Пусть будет легка им политая святой кровью земля; пусть радостные сны посетят их в иной, нездешней жизни; пусть найдет их мятежный дух, выдержавший последний искус жертвы собою, успокоение в заложенном ими фундаменте победы; и пусть близкие, оплакивающие безвременную и славную смерть, найдут отблеск утешения в свято исполненном долге и общем, всей страны, преклонении перед ними, ушедшими…

И светлой, прекрасной памяти их посвящаются эти слабые слова слабого человеческого языка… Они пали – но память о них жива и будет жить вечно.

Шоссе выбегает из соснового перелеска, заворачивает на плотину, обсаженную старыми ветвистыми деревьями, и огибает берег озера. Свинцовые осенние волны качают прибрежный камыш и звонко щелкаются в борта забытого черного челна. Небо густо синее, какое бывает в это время перед обильным снегом, и вода от него кажется плотной, тяжелой и холодной. Но где-то сзади, за спиной, тучи разорвались, и неожиданное, бледное солнце ударило жидким золотом по земле, и странным видением стал в его лучах просторный город на том берегу озера.

Берег довольно высокий; по нему лепятся, цепляясь друг за друга, разноцветные домики, но все они в бледном зимнем солнце кажутся подернутыми голубоватой дымкой, и только одно высокое здание, похожее на обрезанную четырехгранную башню, венчающее весь город, светится бледно красной стеной. От этого, так же, как от голубоватой дымки, неуловимо сливающейся с нежным золотом солнца, весь город кажется нарисованным акварелью в легких, прозрачных тонах.

Среди мокрой тяжелой земли, тщетно ожидающей снега, над свинцовой, густой водой, изрезанной холодными волнами, он кажется внезапно возникшим призраком, миражом, вызванным мечтой нежного, грустного художника.

Он красив, но обычен. Обычные здания обычного города. Далекое расстояние скрывает недостатки стекол в окнах, местные разрушения, постигшие отделанные дома. Но нечто страшное, неуловимое лежит необычайной тенью на нем, и некоторое время глаз тщетно пытается уловить, в чем эта необычайность.

И наконец, внезапная догадка освещает новым, особенным светом акварельный призрак красивого города.

Он пуст.
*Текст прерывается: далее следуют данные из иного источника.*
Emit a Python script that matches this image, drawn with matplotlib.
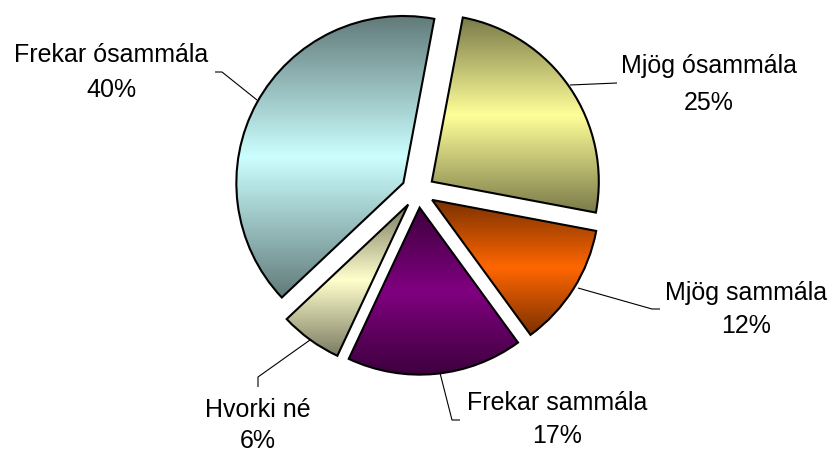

Странность именно в том, что глаз напрасно ищет муравьиной суеты, человеческой жизни. Пустынна набережная перед озером, безлюдны каменные лесенки, пересекающая ее, пустынны широкие балконы домов, и – чувствуется далеким отражением недоуменного чувства – пусты, безлюдны и брошены возвышающееся друг над другом дома.

Опустевший город подымает свои стены над пустыми улицами. Широкие окна льют нежданное солнце в пустые комнаты. Раскрытые, местами сорванные с петель двери напрасно ждут хозяев. И два белых ялика, привязанных у набережной, безнадежно качаются на пустынных волнах сиротливой четой белых птиц.